Come quando abbiamo appreso della notizia di questa fotografia, anche visitando la 23ª Esposizione Internazionale siamo governati da reazioni emotive ambivalenti.
Non possiamo che celebrare l’ingegno umano, la sua capacità di spingersi sempre oltre come quella di arrivare ad indagare territori ignoti sconfinati.
Dall’altro lato sembra anzi è impossibile ‘limitare’ un sapere così grande in una sola foto.
Tutto quello che è al di fuori di noi non può essere ‘ingabbiato’ in una sola superficie bidimensionale.
Anche per questo tutte le macro-aree della mostra si trovano costantemente in questo limbo tra conoscenza e ignoto, particolare e universale.
Per esempio, quando parliamo di forza di gravità, possiamo sia intendere sia la forza fisica di coesione planetaria sia, su un piano più simbolico, la capacità della materia di aggregarsi e organizzarsi spontaneamente in una molteplicità di forme.

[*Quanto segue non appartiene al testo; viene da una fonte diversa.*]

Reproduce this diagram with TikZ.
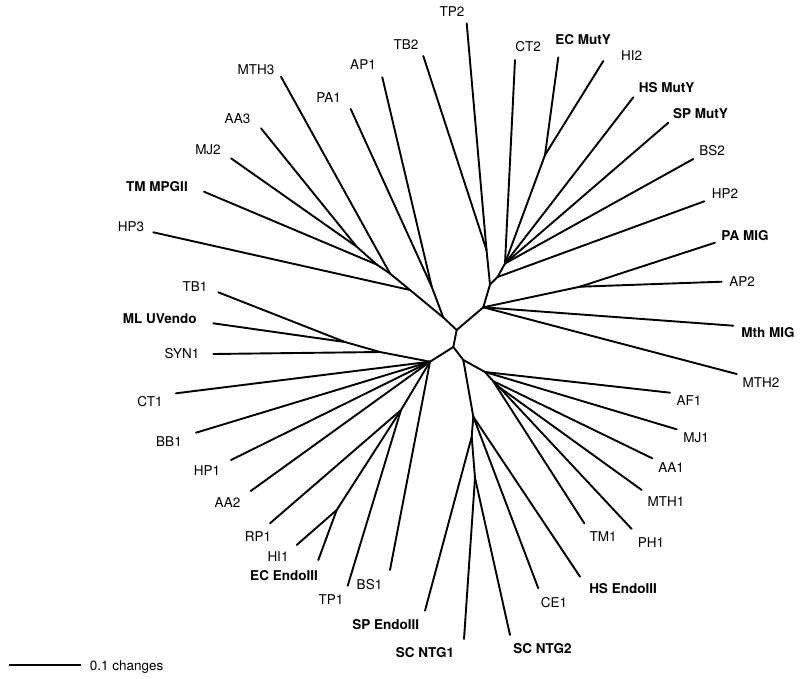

La seconda sezione invece verte sull’esperienza dell’esplorazione dello spazio.
In questo caso il tema coinvolge una molteplicità di organismi molto diversi dagli esseri umani, modelli che mettono alla prova le nostre possibilità di sopravvivenza al di fuori dell’ambiente terrestre.
Infine, ci si interroga sul ‘sapere’, il sapere tecno-scientifico contemporaneo, il ‘sapere-potere’ – definizione del filosofo Michel Foucault.
Il nostro sguardo non potrà mai considerarsi neutrale, né rinunciare alla propria natura schiava della rappresentazione.

Il postumano acquisisce fascino ed alimenta i timori.
Quello che verrà non si può conoscere.
Mentre l’uomo si avvia verso un percorso di non ritorno – agganciandoci al tema non poco attuale del cambiamento climatico – gli artisti presenti in mostra danno forma e spazio ad opere sublimi, opere che con poco riescono a dire tantissimo.
I sogni un po’ ingenui di dominio tecnologico, la costante necessità di confrontare il nostro essere umani a essere infinitamente piccoli o grandi, l’ambizione di colonizzare spazi che ancora non abbiamo neanche visto: l’uomo è padrone schiavo di sé stesso.
A volte veniamo superati dalle nostre stesse invenzioni.
Il nostro futuro continua a diramarsi ogni ora, minuto, secondo che passa, mentre lo rincorriamo in una corsa estenuante tanto quanto ricca di bellissime sorprese.
Ecco perché il messaggio più radicale e forse piu prezioso della mostra può essere quello veicolato da una roccia marziana dell’artista Nonhuman Nonsense.
Facendosi beffe dei suoi colonizzatori umani, la roccia ricorda che siamo soltanto “sassi che hanno paura di morire”. “Se pensate di sapere già cosa c’è là fuori”, dichiara, “vi perderete molto di quello che c’è”.
Grandi nomi della storia dell’arte ci accompagnano in questo immenso viaggio: mostra imperdibile!